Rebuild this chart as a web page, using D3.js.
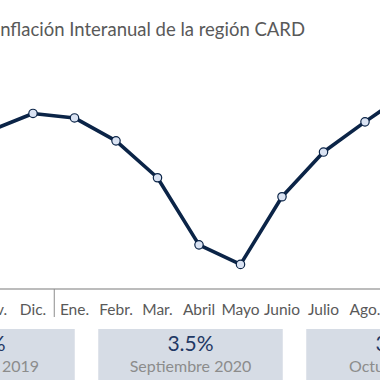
<!DOCTYPE html>
<html>
<head>
<meta charset="utf-8">
<script src="https://cdn.jsdelivr.net/npm/d3@7"></script>
<style>
  body { margin: 0; background: #fff; }
  svg { display: block; font-family: "Lato", "Open Sans", sans-serif; }
</style>
</head>
<body>
<svg id="chart" width="380" height="380"></svg>
<script>
// months shown (Nov 2019 .. Sep 2020), Nov and Sep fall just outside the crop
var months = ["Nov.", "Dic.", "Ene.", "Febr.", "Mar.", "Abril", "Mayo", "Junio", "Julio", "Ago.", "Sept."];
var inflation = [2.84, 3.14, 3.06, 2.65, 1.99, 0.79, 0.44, 1.65, 2.45, 2.99, 3.5];

var boxValues = ["3.1%", "3.5%", "3.6%"];
var boxLabels = ["Diciembre 2019", "Septiembre 2020", "Octubre 2020"];

var titleText = "Inflación Interanual de la región CARD";

var navy = "#0b2447";
var svg = d3.select("#chart");

// x: one slot every ~41.5px, Dic. sits at x=33
var x = d3.scalePoint()
    .domain(months)
    .range([-8.5, 406.5]);

var y = d3.scaleLinear()
    .domain([0, 4])
    .range([289, 65.4]);

// title, anchored at its end so the leading "I" falls off the left edge
var title = svg.append("text")
    .attr("x", 305)
    .attr("y", 36)
    .attr("text-anchor", "end")
    .attr("fill", "#595959")
    .style("font-size", "16px")
    .text(titleText);

// fit title to the width seen in the reference (from "n" to "D")
var tw = title.node().getComputedTextLength();
var iw = svg.append("text").style("font-size", "16px").text("I");
var iWidth = iw.node().getComputedTextLength();
iw.remove();
var fs = 16 * 305 / (tw - iWidth);
title.style("font-size", fs + "px");

// axis line
svg.append("line")
    .attr("x1", 0).attr("x2", 380)
    .attr("y1", 289).attr("y2", 289)
    .attr("stroke", "#a6a6a6")
    .attr("stroke-width", 1.5);

// year separator between Dic. and Ene.
var sepX = (x("Dic.") + x("Ene.")) / 2 + 0.5;
svg.append("line")
    .attr("x1", sepX).attr("x2", sepX)
    .attr("y1", 289).attr("y2", 317)
    .attr("stroke", "#8c8c8c")
    .attr("stroke-width", 1);

// month labels
svg.append("g").selectAll("text")
    .data(months)
    .enter().append("text")
    .attr("x", function(d) { return x(d); })
    .attr("y", 315)
    .attr("text-anchor", "middle")
    .attr("fill", "#595959")
    .style("font-size", "15.5px")
    .text(function(d) { return d; });

// line
var line = d3.line()
    .x(function(d, i) { return x(months[i]); })
    .y(function(d) { return y(d); });

svg.append("path")
    .datum(inflation)
    .attr("fill", "none")
    .attr("stroke", navy)
    .attr("stroke-width", 3.6)
    .attr("stroke-linejoin", "round")
    .attr("d", line);

svg.append("g").selectAll("circle")
    .data(inflation)
    .enter().append("circle")
    .attr("cx", function(d, i) { return x(months[i]); })
    .attr("cy", function(d) { return y(d); })
    .attr("r", 4.2)
    .attr("fill", "#dae3f3")
    .attr("stroke", navy)
    .attr("stroke-width", 1.2);

// summary boxes
var boxW = 184.5;
var boxCx = function(i) { return 190.5 + (i - 1) * 208; };

var boxes = svg.append("g").selectAll("g")
    .data(boxValues)
    .enter().append("g");

boxes.append("rect")
    .attr("x", function(d, i) { return boxCx(i) - boxW / 2; })
    .attr("y", 329)
    .attr("width", boxW)
    .attr("height", 60)
    .attr("fill", "#d6dce5");

boxes.append("text")
    .attr("x", function(d, i) { return boxCx(i); })
    .attr("y", 351)
    .attr("text-anchor", "middle")
    .attr("fill", "#1f3864")
    .style("font-size", "21px")
    .text(function(d) { return d; });

boxes.append("text")
    .attr("x", function(d, i) { return boxCx(i); })
    .attr("y", 372)
    .attr("text-anchor", "middle")
    .attr("fill", "#8c8c8c")
    .style("font-size", "16px")
    .text(function(d, i) { return boxLabels[i]; });
</script>
</body>
</html>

····················

GOAL | Pictures stay out. Print the data exactly, from its first line through the line containing "Interanual de la".

RESULT FOR THIS TASK |
Rebuild this chart as a web page, using D3.js.
<!DOCTYPE html>
<html>
<head>
<meta charset="utf-8">
<script src="https://cdn.jsdelivr.net/npm/d3@7"></script>
<style>
  body { margin: 0; background: #fff; }
  svg { display: block; font-family: "Lato", "Open Sans", sans-serif; }
</style>
</head>
<body>
<svg id="chart" width="380" height="380"></svg>
<script>
// months shown (Nov 2019 .. Sep 2020), Nov and Sep fall just outside the crop
var months = ["Nov.", "Dic.", "Ene.", "Febr.", "Mar.", "Abril", "Mayo", "Junio", "Julio", "Ago.", "Sept."];
var inflation = [2.84, 3.14, 3.06, 2.65, 1.99, 0.79, 0.44, 1.65, 2.45, 2.99, 3.5];

var boxValues = ["3.1%", "3.5%", "3.6%"];
var boxLabels = ["Diciembre 2019", "Septiembre 2020", "Octubre 2020"];

var titleText = "Inflación Interanual de la región CARD";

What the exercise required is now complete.